◆ **Objective**:
Print word for word the first line of the listing below and every line after it, through the line with "ref_lines = [2.0, -3.5]". Leave out the pictures and the rest.

◆ **Dataset section**:
# # #

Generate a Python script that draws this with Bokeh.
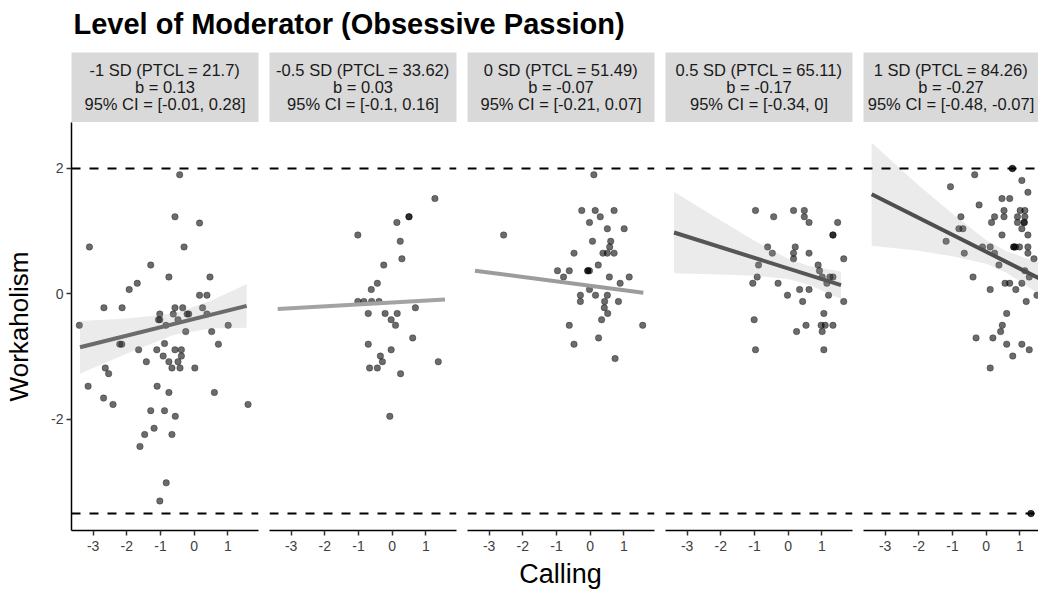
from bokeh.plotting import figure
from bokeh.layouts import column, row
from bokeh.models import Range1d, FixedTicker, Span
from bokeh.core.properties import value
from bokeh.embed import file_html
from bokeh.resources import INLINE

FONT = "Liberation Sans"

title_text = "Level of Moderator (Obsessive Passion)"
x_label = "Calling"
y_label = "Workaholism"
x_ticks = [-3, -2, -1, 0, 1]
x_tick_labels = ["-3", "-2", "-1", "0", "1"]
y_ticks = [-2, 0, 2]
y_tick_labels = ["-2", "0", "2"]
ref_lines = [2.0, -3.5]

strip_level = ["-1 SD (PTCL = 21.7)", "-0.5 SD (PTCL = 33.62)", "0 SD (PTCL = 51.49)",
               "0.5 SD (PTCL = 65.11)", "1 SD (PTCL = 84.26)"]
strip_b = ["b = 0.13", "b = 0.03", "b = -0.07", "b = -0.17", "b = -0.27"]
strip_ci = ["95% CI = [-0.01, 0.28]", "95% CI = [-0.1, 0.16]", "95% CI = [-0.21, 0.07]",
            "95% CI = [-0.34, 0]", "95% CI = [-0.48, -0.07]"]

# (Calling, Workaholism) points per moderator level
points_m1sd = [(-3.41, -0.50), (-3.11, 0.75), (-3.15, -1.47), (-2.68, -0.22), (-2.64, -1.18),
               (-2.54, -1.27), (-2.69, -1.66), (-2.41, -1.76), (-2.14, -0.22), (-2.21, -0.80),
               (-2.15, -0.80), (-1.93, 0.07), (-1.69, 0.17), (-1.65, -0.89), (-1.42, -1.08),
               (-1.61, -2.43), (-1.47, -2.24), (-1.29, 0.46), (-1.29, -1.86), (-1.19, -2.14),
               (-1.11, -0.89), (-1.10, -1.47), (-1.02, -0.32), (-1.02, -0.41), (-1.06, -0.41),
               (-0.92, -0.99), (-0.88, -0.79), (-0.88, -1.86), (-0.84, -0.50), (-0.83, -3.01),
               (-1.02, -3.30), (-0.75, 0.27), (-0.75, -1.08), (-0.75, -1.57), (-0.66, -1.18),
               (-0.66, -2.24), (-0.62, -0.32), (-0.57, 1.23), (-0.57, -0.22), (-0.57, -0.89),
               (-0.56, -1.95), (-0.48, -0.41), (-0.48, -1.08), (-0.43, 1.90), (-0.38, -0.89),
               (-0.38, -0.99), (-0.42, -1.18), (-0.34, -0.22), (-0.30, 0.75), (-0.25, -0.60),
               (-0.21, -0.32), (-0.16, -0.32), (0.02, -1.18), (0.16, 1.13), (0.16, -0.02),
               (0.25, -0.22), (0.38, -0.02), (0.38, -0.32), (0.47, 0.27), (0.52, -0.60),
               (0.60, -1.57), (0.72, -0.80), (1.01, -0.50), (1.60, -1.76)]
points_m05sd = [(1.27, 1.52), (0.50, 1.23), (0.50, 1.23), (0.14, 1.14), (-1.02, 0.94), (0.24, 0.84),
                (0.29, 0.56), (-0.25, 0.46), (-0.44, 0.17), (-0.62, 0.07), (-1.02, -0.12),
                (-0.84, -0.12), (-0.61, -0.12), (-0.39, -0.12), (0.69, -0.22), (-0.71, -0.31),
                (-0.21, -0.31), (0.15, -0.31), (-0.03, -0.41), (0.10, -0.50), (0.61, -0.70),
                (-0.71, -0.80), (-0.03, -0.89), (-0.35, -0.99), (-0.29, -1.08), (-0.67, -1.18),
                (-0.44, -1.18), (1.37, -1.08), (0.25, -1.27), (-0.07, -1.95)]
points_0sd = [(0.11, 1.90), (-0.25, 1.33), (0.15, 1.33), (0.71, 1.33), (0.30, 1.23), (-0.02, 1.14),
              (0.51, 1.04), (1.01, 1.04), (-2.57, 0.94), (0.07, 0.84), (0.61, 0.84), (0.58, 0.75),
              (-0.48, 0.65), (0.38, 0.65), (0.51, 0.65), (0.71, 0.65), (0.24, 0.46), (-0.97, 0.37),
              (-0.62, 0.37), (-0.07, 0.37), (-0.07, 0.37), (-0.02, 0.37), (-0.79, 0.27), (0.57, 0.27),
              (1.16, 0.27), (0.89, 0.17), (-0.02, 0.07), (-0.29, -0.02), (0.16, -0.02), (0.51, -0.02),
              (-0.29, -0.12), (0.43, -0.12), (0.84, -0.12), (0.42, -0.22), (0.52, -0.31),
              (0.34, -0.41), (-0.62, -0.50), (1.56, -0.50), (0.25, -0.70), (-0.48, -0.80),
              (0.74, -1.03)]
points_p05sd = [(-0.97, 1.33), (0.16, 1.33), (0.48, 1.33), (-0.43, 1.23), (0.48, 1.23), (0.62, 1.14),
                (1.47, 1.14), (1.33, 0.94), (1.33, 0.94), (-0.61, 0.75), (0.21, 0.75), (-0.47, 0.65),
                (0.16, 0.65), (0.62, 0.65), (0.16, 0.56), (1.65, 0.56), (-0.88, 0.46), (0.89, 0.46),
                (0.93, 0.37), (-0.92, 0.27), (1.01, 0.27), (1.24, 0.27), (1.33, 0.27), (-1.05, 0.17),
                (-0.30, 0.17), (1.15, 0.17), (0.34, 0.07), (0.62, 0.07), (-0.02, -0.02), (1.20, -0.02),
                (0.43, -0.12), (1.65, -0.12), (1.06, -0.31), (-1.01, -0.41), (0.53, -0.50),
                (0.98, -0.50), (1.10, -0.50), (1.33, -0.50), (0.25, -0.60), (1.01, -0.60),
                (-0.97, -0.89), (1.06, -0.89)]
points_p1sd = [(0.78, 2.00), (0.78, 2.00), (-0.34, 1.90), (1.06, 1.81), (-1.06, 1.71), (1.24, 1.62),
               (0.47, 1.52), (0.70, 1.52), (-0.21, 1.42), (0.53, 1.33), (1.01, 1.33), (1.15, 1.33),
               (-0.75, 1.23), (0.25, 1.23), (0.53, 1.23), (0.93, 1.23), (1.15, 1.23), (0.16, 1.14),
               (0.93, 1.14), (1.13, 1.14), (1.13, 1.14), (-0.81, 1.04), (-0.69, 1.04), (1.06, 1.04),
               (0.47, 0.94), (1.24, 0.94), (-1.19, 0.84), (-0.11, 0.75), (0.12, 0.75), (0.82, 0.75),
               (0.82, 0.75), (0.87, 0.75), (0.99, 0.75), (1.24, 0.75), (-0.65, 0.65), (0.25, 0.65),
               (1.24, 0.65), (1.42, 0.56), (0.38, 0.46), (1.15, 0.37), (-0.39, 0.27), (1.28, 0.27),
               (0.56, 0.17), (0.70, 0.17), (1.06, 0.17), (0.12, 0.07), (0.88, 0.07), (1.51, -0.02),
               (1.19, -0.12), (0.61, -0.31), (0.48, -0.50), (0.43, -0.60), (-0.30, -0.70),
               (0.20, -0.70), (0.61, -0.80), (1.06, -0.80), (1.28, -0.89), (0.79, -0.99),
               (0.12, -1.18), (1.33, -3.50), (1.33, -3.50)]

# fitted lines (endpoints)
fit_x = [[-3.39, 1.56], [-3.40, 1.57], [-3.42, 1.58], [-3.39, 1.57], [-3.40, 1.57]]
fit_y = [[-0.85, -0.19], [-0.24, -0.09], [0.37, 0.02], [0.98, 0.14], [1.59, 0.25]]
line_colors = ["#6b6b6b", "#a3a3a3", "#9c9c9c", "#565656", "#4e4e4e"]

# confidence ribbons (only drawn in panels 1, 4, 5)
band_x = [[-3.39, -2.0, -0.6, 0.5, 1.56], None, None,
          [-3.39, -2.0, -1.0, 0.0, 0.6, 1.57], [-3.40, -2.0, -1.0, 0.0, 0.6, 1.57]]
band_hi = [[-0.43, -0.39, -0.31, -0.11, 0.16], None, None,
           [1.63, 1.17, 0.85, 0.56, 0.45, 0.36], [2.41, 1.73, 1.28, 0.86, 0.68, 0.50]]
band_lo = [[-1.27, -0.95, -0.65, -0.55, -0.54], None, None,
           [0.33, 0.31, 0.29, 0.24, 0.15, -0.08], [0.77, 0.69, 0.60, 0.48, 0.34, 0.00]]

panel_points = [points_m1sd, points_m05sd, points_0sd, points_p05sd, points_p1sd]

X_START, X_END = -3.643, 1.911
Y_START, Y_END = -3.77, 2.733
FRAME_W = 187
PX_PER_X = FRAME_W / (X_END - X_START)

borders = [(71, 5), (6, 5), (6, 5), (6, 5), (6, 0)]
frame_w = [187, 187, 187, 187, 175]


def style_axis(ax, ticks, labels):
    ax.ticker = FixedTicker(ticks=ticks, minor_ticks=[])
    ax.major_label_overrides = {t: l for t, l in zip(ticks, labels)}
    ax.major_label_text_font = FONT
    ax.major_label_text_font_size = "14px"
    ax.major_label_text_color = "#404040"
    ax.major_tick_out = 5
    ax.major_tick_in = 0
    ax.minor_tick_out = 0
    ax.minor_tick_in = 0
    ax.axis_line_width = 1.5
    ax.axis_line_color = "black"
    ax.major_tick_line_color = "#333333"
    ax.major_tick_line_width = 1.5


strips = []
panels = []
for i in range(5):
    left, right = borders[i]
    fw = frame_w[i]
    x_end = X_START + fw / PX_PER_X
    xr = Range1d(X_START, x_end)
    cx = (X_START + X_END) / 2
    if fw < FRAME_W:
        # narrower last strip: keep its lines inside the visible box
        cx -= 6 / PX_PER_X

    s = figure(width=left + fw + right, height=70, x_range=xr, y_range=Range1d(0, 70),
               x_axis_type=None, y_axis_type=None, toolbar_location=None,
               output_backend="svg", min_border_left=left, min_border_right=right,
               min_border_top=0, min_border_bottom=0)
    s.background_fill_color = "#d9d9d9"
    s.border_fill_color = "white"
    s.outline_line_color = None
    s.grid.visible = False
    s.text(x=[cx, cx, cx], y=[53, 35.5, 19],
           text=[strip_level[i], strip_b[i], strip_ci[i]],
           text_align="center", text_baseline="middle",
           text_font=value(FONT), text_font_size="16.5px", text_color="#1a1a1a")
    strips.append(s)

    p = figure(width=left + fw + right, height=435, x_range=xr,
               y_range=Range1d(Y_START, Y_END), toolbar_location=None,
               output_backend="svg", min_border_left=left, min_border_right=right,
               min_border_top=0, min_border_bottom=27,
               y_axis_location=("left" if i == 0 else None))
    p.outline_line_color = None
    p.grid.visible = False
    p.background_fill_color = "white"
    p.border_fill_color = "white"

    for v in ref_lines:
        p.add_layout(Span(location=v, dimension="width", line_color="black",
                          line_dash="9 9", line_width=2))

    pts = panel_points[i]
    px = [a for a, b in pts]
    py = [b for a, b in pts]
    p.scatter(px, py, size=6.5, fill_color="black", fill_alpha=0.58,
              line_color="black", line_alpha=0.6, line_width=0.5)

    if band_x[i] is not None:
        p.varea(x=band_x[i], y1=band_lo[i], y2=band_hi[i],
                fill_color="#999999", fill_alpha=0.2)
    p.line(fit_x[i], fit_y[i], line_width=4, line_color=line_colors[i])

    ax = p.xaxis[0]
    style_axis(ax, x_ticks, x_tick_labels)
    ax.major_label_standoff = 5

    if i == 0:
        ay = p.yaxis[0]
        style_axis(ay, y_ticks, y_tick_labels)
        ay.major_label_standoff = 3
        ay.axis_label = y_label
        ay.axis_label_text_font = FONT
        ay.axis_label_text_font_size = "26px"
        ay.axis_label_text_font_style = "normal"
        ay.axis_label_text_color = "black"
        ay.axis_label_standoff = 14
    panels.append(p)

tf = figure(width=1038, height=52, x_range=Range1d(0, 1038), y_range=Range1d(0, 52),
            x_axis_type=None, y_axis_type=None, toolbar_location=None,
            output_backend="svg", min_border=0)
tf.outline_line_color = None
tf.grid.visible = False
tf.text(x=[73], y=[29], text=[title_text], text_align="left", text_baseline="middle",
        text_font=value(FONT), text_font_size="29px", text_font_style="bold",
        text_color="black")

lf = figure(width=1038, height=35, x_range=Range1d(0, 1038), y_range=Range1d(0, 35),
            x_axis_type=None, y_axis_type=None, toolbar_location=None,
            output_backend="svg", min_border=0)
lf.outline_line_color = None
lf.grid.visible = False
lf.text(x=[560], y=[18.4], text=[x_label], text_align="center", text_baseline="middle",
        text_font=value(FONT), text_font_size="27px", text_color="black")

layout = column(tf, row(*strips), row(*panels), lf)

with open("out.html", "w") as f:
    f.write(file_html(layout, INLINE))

# # #

◆ **Correct result**:
Generate a Python script that draws this with Bokeh.
from bokeh.plotting import figure
from bokeh.layouts import column, row
from bokeh.models import Range1d, FixedTicker, Span
from bokeh.core.properties import value
from bokeh.embed import file_html
from bokeh.resources import INLINE

FONT = "Liberation Sans"

title_text = "Level of Moderator (Obsessive Passion)"
x_label = "Calling"
y_label = "Workaholism"
x_ticks = [-3, -2, -1, 0, 1]
x_tick_labels = ["-3", "-2", "-1", "0", "1"]
y_ticks = [-2, 0, 2]
y_tick_labels = ["-2", "0", "2"]
ref_lines = [2.0, -3.5]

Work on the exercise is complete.